§ Dataset extract

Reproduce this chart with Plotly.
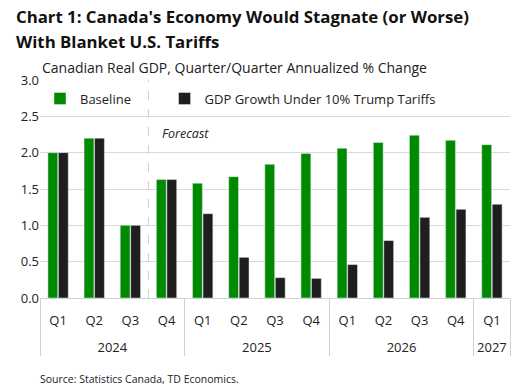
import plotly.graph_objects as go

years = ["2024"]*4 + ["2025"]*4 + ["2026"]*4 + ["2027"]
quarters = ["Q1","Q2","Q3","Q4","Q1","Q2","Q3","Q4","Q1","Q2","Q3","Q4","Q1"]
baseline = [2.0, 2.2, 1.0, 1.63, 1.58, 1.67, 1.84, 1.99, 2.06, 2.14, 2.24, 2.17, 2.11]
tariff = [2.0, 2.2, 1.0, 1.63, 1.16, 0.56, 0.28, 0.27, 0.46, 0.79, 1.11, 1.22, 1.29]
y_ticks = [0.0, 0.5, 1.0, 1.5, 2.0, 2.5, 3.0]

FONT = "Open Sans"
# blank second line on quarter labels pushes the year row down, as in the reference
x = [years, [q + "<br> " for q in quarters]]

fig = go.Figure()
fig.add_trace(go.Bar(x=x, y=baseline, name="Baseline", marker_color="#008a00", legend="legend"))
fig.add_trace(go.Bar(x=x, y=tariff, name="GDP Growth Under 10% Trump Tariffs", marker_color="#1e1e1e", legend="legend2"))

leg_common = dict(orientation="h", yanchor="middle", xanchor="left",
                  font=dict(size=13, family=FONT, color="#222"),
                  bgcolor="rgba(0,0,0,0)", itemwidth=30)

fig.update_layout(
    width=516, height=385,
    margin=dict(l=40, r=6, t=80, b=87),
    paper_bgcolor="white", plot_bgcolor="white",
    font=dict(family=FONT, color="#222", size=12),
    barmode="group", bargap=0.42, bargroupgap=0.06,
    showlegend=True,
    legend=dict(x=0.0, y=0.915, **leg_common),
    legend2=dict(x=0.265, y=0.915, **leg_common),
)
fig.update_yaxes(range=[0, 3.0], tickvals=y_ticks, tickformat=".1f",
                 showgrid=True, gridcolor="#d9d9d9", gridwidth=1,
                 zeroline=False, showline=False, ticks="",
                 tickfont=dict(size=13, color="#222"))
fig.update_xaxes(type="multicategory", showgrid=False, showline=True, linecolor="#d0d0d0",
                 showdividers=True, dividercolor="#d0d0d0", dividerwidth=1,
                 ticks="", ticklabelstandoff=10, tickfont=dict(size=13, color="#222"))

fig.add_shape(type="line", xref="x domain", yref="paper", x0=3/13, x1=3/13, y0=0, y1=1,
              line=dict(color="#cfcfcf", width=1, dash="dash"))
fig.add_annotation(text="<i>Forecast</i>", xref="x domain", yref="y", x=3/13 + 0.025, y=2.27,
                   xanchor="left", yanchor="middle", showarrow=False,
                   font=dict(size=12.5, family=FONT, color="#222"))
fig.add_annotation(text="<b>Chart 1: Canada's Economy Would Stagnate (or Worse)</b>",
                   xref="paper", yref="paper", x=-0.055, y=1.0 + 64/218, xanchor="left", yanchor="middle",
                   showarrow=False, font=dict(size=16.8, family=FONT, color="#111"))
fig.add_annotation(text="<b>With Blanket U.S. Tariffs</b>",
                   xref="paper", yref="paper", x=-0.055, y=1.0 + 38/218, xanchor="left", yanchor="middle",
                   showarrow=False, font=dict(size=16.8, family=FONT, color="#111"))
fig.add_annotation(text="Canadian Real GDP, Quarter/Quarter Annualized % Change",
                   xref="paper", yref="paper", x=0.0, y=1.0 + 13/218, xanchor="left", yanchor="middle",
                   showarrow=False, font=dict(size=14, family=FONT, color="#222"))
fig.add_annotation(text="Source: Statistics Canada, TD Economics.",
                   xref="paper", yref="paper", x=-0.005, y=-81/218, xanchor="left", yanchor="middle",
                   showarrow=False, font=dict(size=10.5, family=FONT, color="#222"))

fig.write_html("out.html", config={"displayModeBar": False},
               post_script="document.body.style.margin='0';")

§ Task description
Extract, word for word, each line from the top of the data down to and including the line with "y_ticks = [0.0, 0.5, 1.0, 1.5, 2.0, 2.5, 3.0]"; skip the pictures.

§ Written response
Reproduce this chart with Plotly.
import plotly.graph_objects as go

years = ["2024"]*4 + ["2025"]*4 + ["2026"]*4 + ["2027"]
quarters = ["Q1","Q2","Q3","Q4","Q1","Q2","Q3","Q4","Q1","Q2","Q3","Q4","Q1"]
baseline = [2.0, 2.2, 1.0, 1.63, 1.58, 1.67, 1.84, 1.99, 2.06, 2.14, 2.24, 2.17, 2.11]
tariff = [2.0, 2.2, 1.0, 1.63, 1.16, 0.56, 0.28, 0.27, 0.46, 0.79, 1.11, 1.22, 1.29]
y_ticks = [0.0, 0.5, 1.0, 1.5, 2.0, 2.5, 3.0]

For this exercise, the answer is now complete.